I am a big chronograph fan, and actually use mine each and every working day ( process timing) so duration is a big point for me. SDome you will find are 30 minutes, some 60 minutes....each have their uses, but for me...it HAS to be 12 hour duration.

Small point, but might avoid disppointment.

Roger


----------



## psychlist (Feb 28, 2005)

Or go for an old military chrono like these - the military interest makes them a good investment and interesting buy...left ex-RN and right ex-RAF...


----------



## pg tips (May 16, 2003)

no ones mentioned seiko mechanicals.

check out some of the 6138's / 6139's on Roy's site.


----------



## ESL (Jan 27, 2004)

I agree PG, Seikos are cool, and at Roy's prices - seriously affordable. 12hour chronos too.


----------



## Bareges (Aug 18, 2005)

Nobby,

You could find yourself one of these - this one has been run over by a 10ton truck - had to dig it out of the asphalt (luckily summer so slightly soft - and it didn't miss a beat!!


----------



## jasonm (Nov 22, 2003)

> no ones mentioned seiko mechanicals.


I did


----------



## Owen (Mar 14, 2003)

Citizen might also be a good option at the more affordable end of the scale.


----------



## pg tips (May 16, 2003)

jasonm said:


> > no ones mentioned seiko mechanicals.
> 
> 
> I did
> ...










so you did, if you'd have put a picture up I'd have noticed


----------



## JoT (Aug 12, 2003)

For a budget mechanical chronograph you can't beat the Russians. Now produced by Volmax and driven by the Poljot calibre 3133 movent (or it's derivatives). The Russian watch industry has undergone a lot of change in the last two years, the Poljot company was privatised and split up, Maktime bought the Poljot 3133 movement equipment and are producing and selling the movements to Volmax amongst others. Whilst they are no longer 100% in-house they are still 100% Russian (except for the ETA7750 driven chronographs but they are easy to spot)

He are some of mine









First up a Poljot Aviator, this was a Poljot produced watch, some are still available as Volmax bought the stock from Poljot, there is a new version being introduced using Volmax's "AVIATOR" brand name, it doesnt look as good as this one though (thanks Jase







)










Secondly:

Shturmanskie Gagarin; Volmax produced under their brand name "Shturmanskie" see if you can spot the odd thing about this watch







also a view of the back so you can see the movement.

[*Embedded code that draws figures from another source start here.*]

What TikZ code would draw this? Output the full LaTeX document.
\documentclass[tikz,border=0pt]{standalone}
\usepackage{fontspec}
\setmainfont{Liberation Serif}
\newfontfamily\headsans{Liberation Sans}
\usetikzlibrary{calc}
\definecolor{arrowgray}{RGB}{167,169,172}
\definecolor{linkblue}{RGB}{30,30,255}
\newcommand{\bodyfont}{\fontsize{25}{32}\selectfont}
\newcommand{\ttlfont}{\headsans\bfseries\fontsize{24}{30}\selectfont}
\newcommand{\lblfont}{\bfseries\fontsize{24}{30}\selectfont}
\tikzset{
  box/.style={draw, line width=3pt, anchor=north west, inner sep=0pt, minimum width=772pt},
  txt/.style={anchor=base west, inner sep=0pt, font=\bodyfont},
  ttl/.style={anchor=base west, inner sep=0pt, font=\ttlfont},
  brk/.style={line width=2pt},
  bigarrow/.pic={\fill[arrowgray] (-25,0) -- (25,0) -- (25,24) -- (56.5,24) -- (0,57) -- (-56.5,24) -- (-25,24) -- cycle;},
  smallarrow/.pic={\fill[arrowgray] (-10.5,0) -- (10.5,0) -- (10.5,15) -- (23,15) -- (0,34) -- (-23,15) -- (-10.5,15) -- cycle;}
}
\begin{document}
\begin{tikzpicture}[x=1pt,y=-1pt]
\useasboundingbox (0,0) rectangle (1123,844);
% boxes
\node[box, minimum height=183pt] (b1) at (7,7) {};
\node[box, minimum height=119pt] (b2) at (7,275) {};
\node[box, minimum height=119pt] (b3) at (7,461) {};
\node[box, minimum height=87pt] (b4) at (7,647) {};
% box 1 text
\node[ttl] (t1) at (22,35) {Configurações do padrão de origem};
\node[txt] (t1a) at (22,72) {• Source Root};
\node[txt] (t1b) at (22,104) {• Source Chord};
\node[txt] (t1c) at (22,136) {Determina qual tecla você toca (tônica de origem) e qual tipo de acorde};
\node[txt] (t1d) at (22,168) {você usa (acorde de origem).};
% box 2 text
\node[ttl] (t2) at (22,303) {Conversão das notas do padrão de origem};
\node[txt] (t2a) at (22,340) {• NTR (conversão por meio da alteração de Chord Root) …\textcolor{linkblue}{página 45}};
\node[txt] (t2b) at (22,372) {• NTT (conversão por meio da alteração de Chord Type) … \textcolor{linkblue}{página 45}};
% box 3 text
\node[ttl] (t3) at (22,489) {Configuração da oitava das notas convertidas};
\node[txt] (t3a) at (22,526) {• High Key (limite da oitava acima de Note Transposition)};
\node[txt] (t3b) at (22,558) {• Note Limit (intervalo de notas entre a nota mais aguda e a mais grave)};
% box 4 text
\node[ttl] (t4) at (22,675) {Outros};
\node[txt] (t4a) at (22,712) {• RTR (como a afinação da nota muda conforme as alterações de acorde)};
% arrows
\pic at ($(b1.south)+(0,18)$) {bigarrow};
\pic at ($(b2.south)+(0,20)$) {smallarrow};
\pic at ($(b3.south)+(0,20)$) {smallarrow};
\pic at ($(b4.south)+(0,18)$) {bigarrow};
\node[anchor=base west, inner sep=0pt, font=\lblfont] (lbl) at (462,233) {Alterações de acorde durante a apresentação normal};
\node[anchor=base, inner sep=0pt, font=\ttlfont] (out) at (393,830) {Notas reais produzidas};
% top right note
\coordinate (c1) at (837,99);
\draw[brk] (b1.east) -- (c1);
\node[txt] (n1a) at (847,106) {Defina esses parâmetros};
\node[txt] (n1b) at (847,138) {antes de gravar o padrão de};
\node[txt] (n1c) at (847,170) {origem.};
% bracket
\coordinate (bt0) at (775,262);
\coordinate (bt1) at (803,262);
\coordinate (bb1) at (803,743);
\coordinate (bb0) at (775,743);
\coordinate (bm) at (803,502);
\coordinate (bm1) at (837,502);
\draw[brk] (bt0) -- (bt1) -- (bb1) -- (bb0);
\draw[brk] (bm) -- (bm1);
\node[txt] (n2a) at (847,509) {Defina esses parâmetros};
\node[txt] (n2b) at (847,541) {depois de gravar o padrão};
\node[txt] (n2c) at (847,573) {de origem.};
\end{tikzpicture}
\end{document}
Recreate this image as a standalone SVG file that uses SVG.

Lastly a Poljot Okean (Ocean)

A Poljot produced watch and like rocking horse poo at present ... there are rumours that Volmax are going to reitroduce it .... there are still a few around if you look hard enough.


----------



## Ibrahombre (Jun 19, 2005)

You can't go wrong with an Omega Speedmaster or any Valjoux based chrono!


----------



## Guest (Sep 6, 2005)

I just went for the Poljot - too good a deal to resist


----------



## DavidH (Feb 24, 2003)

@ John What is , if you know, the linear scale on your OKEAH for to read. The one that goes to 10 1/2?

A nice trio you have.


----------



## ollyming (May 12, 2004)

These are my three favourites - if I had to pick one I'd go for the Breitling




























Cheers, Olly


----------



## rodiow (Nov 6, 2004)

.....Just to add more confusion on what chrono to buy ....you could always go ECO with a Citizen.....?










my newesst purchase of late and I am very pleased with it


----------



## PhilM (Nov 5, 2004)

I've been watching this topic closely, some lovely looking watches. I'm after a Chrono myself and really would like something more on the military theme.

More suggestions welcome please


----------



## pg tips (May 16, 2003)

a bit steep, I think their site has them at $1350 but I love these.


----------



## ollyming (May 12, 2004)

PhilM said:


> I've been watching this topic closely, some lovely looking watches.Â I'm after a Chrono myself and really would like something more on the military theme.
> 
> More suggestions welcome please
> 
> ...


More pilot style than military style I guess but I've always liked this Tutima:










It was a toss up between this and the Sinn I posted earlier but I ended up going for the Sinn as I was offered such a good deal on it. The Tutima remains on my wish list though! The standard Airforce Chronograph is also very nice if you don't want the diver's bezel and I guess is more military looking.

Cheers, Olly


----------